--- begin ---

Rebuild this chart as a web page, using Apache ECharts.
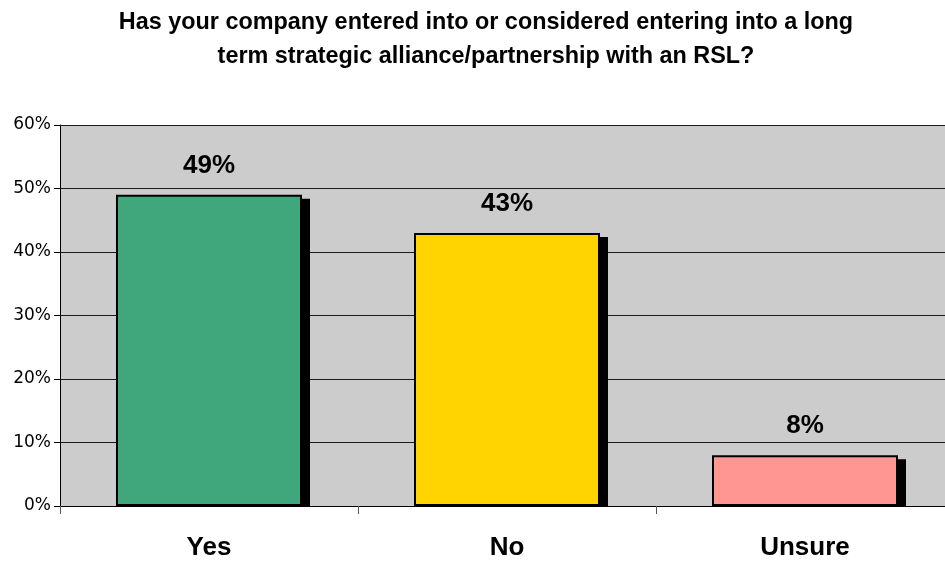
<!DOCTYPE html>
<html>
<head>
<meta charset="utf-8">
<style>
  html, body { margin: 0; padding: 0; background: #ffffff; overflow: hidden; }
  /* the plot runs a little past the right edge of the window */
  #chart { width: 954px; height: 561px; }
</style>
<script src="https://cdn.jsdelivr.net/npm/echarts@6/dist/echarts.min.js"></script>
</head>
<body>
<div id="chart"></div>
<script>
// Survey answers and their shares (percent)
const categories = ['Yes', 'No', 'Unsure'];
const shares = [49, 43, 8];
const barColors = ['#3fa77b', '#ffd400', '#ff9692'];
const yTicks = [0, 10, 20, 30, 40, 50, 60];

const titleText = 'Has your company entered into or considered entering into a long\nterm strategic alliance/partnership with an RSL?';

const BAR_W = 186;
const SHADOW_DX = 8;
const SHADOW_DY = 4;

const chart = echarts.init(document.getElementById('chart'), null, { renderer: 'canvas' });

chart.setOption({
  backgroundColor: '#ffffff',
  animation: false,
  title: {
    text: titleText,
    left: 481,
    top: 1,
    textAlign: 'center',
    textStyle: {
      fontFamily: 'Liberation Sans, Arial, sans-serif',
      fontWeight: 'bold',
      fontSize: 23.4,
      lineHeight: 34,
      color: '#000000'
    }
  },
  grid: {
    left: 60,
    top: 125,
    right: 0,
    bottom: 55,
    show: true,
    backgroundColor: '#cccccc',
    borderWidth: 0
  },
  xAxis: {
    type: 'category',
    data: categories,
    axisLine: { show: true, lineStyle: { color: '#000000', width: 1 } },
    axisTick: { show: true, length: 8, alignWithLabel: false, lineStyle: { color: '#555555', width: 1 } },
    axisLabel: {
      margin: 29,
      color: '#000000',
      fontFamily: 'Liberation Sans, Arial, sans-serif',
      fontWeight: 'bold',
      fontSize: 26
    }
  },
  yAxis: {
    type: 'value',
    min: yTicks[0],
    max: yTicks[yTicks.length - 1],
    interval: 10,
    axisLine: { show: true, lineStyle: { color: '#000000', width: 1 } },
    axisTick: { show: true, length: 6, lineStyle: { color: '#000000', width: 1 } },
    splitLine: { show: true, lineStyle: { color: '#1a1a1a', width: 1 } },
    axisLabel: {
      margin: 9,
      color: '#000000',
      fontFamily: 'DejaVu Sans, Verdana, sans-serif',
      fontSize: 17,
      formatter: '{value}%'
    }
  },
  series: [
    {
      // drop shadow behind each bar
      type: 'custom',
      z: 1,
      data: shares.map((v, i) => [i, v]),
      renderItem: function (params, api) {
        const top = api.coord([api.value(0), api.value(1)]);
        const base = api.coord([api.value(0), 0]);
        const x = top[0] - BAR_W / 2 + SHADOW_DX;
        const y = top[1] + SHADOW_DY;
        return {
          type: 'rect',
          shape: { x: x, y: y, width: BAR_W, height: base[1] - y },
          style: { fill: '#000000' }
        };
      },
      silent: true
    },
    {
      type: 'bar',
      z: 2,
      barWidth: BAR_W,
      data: shares.map((v, i) => ({
        value: v,
        itemStyle: { color: barColors[i] }
      })),
      itemStyle: { borderColor: '#000000', borderWidth: 2 },
      label: {
        show: true,
        position: 'top',
        distance: 16,
        formatter: '{c}%',
        color: '#000000',
        fontFamily: 'Liberation Sans, Arial, sans-serif',
        fontWeight: 'bold',
        fontSize: 26
      }
    }
  ]
});
</script>
</body>
</html>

--- end ---

### Exercise details
Repeat the material above in full and exactly, apart from the pictures.

### Result of this task
Rebuild this chart as a web page, using Apache ECharts.
<!DOCTYPE html>
<html>
<head>
<meta charset="utf-8">
<style>
  html, body { margin: 0; padding: 0; background: #ffffff; overflow: hidden; }
  /* the plot runs a little past the right edge of the window */
  #chart { width: 954px; height: 561px; }
</style>
<script src="https://cdn.jsdelivr.net/npm/echarts@6/dist/echarts.min.js"></script>
</head>
<body>
<div id="chart"></div>
<script>
// Survey answers and their shares (percent)
const categories = ['Yes', 'No', 'Unsure'];
const shares = [49, 43, 8];
const barColors = ['#3fa77b', '#ffd400', '#ff9692'];
const yTicks = [0, 10, 20, 30, 40, 50, 60];

const titleText = 'Has your company entered into or considered entering into a long\nterm strategic alliance/partnership with an RSL?';

const BAR_W = 186;
const SHADOW_DX = 8;
const SHADOW_DY = 4;

const chart = echarts.init(document.getElementById('chart'), null, { renderer: 'canvas' });

chart.setOption({
  backgroundColor: '#ffffff',
  animation: false,
  title: {
    text: titleText,
    left: 481,
    top: 1,
    textAlign: 'center',
    textStyle: {
      fontFamily: 'Liberation Sans, Arial, sans-serif',
      fontWeight: 'bold',
      fontSize: 23.4,
      lineHeight: 34,
      color: '#000000'
    }
  },
  grid: {
    left: 60,
    top: 125,
    right: 0,
    bottom: 55,
    show: true,
    backgroundColor: '#cccccc',
    borderWidth: 0
  },
  xAxis: {
    type: 'category',
    data: categories,
    axisLine: { show: true, lineStyle: { color: '#000000', width: 1 } },
    axisTick: { show: true, length: 8, alignWithLabel: false, lineStyle: { color: '#555555', width: 1 } },
    axisLabel: {
      margin: 29,
      color: '#000000',
      fontFamily: 'Liberation Sans, Arial, sans-serif',
      fontWeight: 'bold',
      fontSize: 26
    }
  },
  yAxis: {
    type: 'value',
    min: yTicks[0],
    max: yTicks[yTicks.length - 1],
    interval: 10,
    axisLine: { show: true, lineStyle: { color: '#000000', width: 1 } },
    axisTick: { show: true, length: 6, lineStyle: { color: '#000000', width: 1 } },
    splitLine: { show: true, lineStyle: { color: '#1a1a1a', width: 1 } },
    axisLabel: {
      margin: 9,
      color: '#000000',
      fontFamily: 'DejaVu Sans, Verdana, sans-serif',
      fontSize: 17,
      formatter: '{value}%'
    }
  },
  series: [
    {
      // drop shadow behind each bar
      type: 'custom',
      z: 1,
      data: shares.map((v, i) => [i, v]),
      renderItem: function (params, api) {
        const top = api.coord([api.value(0), api.value(1)]);
        const base = api.coord([api.value(0), 0]);
        const x = top[0] - BAR_W / 2 + SHADOW_DX;
        const y = top[1] + SHADOW_DY;
        return {
          type: 'rect',
          shape: { x: x, y: y, width: BAR_W, height: base[1] - y },
          style: { fill: '#000000' }
        };
      },
      silent: true
    },
    {
      type: 'bar',
      z: 2,
      barWidth: BAR_W,
      data: shares.map((v, i) => ({
        value: v,
        itemStyle: { color: barColors[i] }
      })),
      itemStyle: { borderColor: '#000000', borderWidth: 2 },
      label: {
        show: true,
        position: 'top',
        distance: 16,
        formatter: '{c}%',
        color: '#000000',
        fontFamily: 'Liberation Sans, Arial, sans-serif',
        fontWeight: 'bold',
        fontSize: 26
      }
    }
  ]
});
</script>
</body>
</html>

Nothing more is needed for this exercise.